While all over the United States protests have been held demanding the removal of statues commemorating individuals who were racist — notably Confederate figures — nearly 100 people demonstrated for the removal of the statue of New York public works and parks czar Robert Moses in Babylon.
The protesters marched down Main Street in Babylon holding signs reading “Robert Moses Was a Racist” and chanting “Hey Hey, Ho Ho, Robert Moses has to go,” before reaching the 1,500-pound, 7-foot-high statute in front of Babylon Village Hall.
The action in Babylon on Saturday was precipitated, as have weeks of demonstrations on Long Island and across the United States, by the murder of African-American George Floyd by a white police officer in Minneapolis on May 25.
There was an earlier focus on Moses and racism last year with the introduction of legislation by a Commack native, Assemblyman Daniel O’Donnell (D-Manhattan), to change the name of Robert Moses Park on western Fire Island because of Moses’s racial bias. The measure by O’Donnell — which has not advanced in the New York State Legislature — declares that “Robert Moses repeatedly abused his power to entrench racial and economic segregation.”
Examples cited were how when Moses built Jones Beach State Park “he intentionally ordered the overpasses of the connected parkway too low for buses, so that poor people, particularly African-American families, could not access the beach.” Also, Moses “built most public parks, playgrounds far from Puerto Rican and African-American neighborhoods.” And, says the measure, he “pursued the systematic displacement and segregation of families of color” to build Lincoln Center and “effectively allowed for the discrimination against black veterans and their families in the Stuyvesant Town development.”
The demonstrators in Babylon mirrored these charges. A flyer for the protest said the Moses statue memorialized Long Island’s “history of segregation, racism and racial violence.”
Demonstrators were called on to contact the office of Babylon Mayor Ralph Scordino and demand that the Moses statue be removed.
The racism of Moses, who was a Babylon resident, was spotlighted in a book published last year, Saving Fire Island From Robert Moses: The Fight For a National Seashore by Christopher Verga, who teaches Long Island history at Suffolk County Community College.

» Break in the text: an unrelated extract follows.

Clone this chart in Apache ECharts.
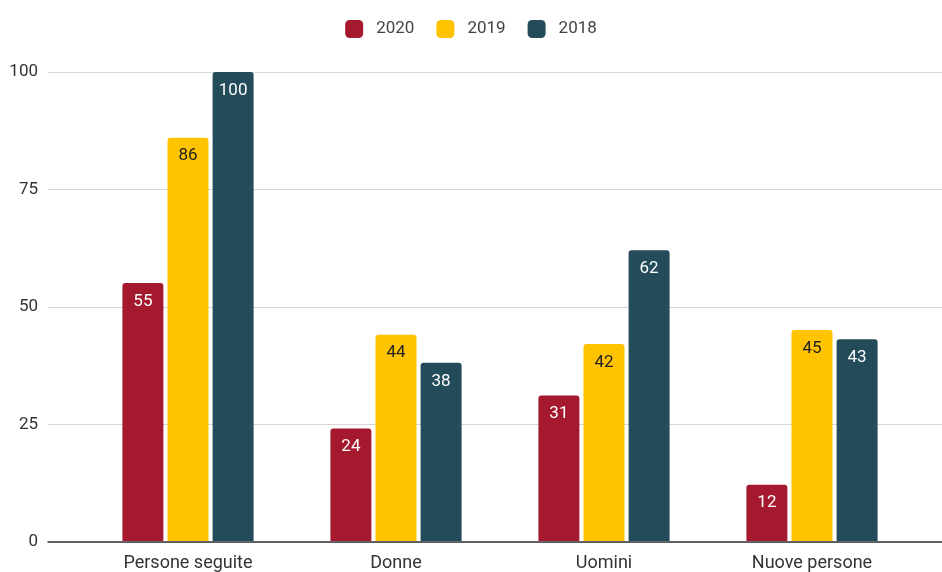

In it, Verga, of Bay Shore, details how the bridges on both the Southern State and Northern State Parkways, projects of Moses, were built low because, he says, Moses didn’t want buses to pass under them taking African-Americans and Latinos from the city to Jones Beach and other parks on Long Island. Writes Verga: “He was very biased.”
Robert Caro, of East Hampton, who wrote The Power Broker, the 1974 Pulitzer Prize-winning biography of Moses for which he interviewed Moses at length, has described Moses as “the most racist human being I have ever really encountered.”
Defending Moses in the face of the effort to remove the statue of him is Wayne Horsley, a former Suffolk County legislator and until last year general manager of the Long Island State Park Commission, the Long Island base in North Babylon for Moses. He held the title of chairman of the commission. Moses had run for New York governor in 1934 and lost in a landslide. He thus exercised power as head of commissions and authorities throughout the state.
Horsley, according to a Newsday story on the protest of the statue, “argued that Moses’ work help transform” to a place that “was more accessible to a much wider swath of New Yorkers.”
The legislation introduced by Assemblyman O’Donnell, an older brother of TV personality, actress and author Rosie O’Donnell, says: “The state of New York needs to begin the process of accounting for the historic harm done to communities of color by people like Robert Moses, whose actions still affect many African-American and Hispanic New Yorkers to this day.” It provided for creation of a commission “to choose a new name” for the 875-acre Robert Moses State Park.
The statue of Moses was put up in 2003. He died in 1981.
Meanwhile, the American Museum of Natural History will remove the statue of Theodore Roosevelt “flanked by a Native American man and an African man, which has presided over” the Manhattan museum’s entrance since 1940, The New York Times reported. The museum’s president, Ellen V. Futter, was quoted as saying, “Over the last few weeks, our museum community has been profoundly moved by the ever-widening movement for racial justice that has emerged after the killing of George Floyd.”
The story said “Ms. Futter made clear that the museum’s decision was based on the statue itself — namely its ‘hierarchical composition” — and not on Roosevelt himself, whom the museum continues to honor as a ‘pioneering conservationist.’”
Roosevelt, born in Manhattan, lived much of his life there but, for nearly 30 years, his family’s primary residence was Sagamore Hill in Oyster Bay in a home that also served as the “Summer White House” when he was president.
Nassau County Executive Laura Curran said following the museum’s decision: “President Theodore Roosevelt was a son of Nassau County whose boldness of vision and significant accomplishments still set the standard for great American leadership. Teddy Roosevelt established the United States as an enduring world power, introduced consumer protection as a critical function of government, pioneered our national park system and the cause of environmental conservation. There will be no change to the name of the Theodore Roosevelt Executive and Legislative Building [the capitol of Nassau County government], and the statue erected in his honor will stay right where it is.”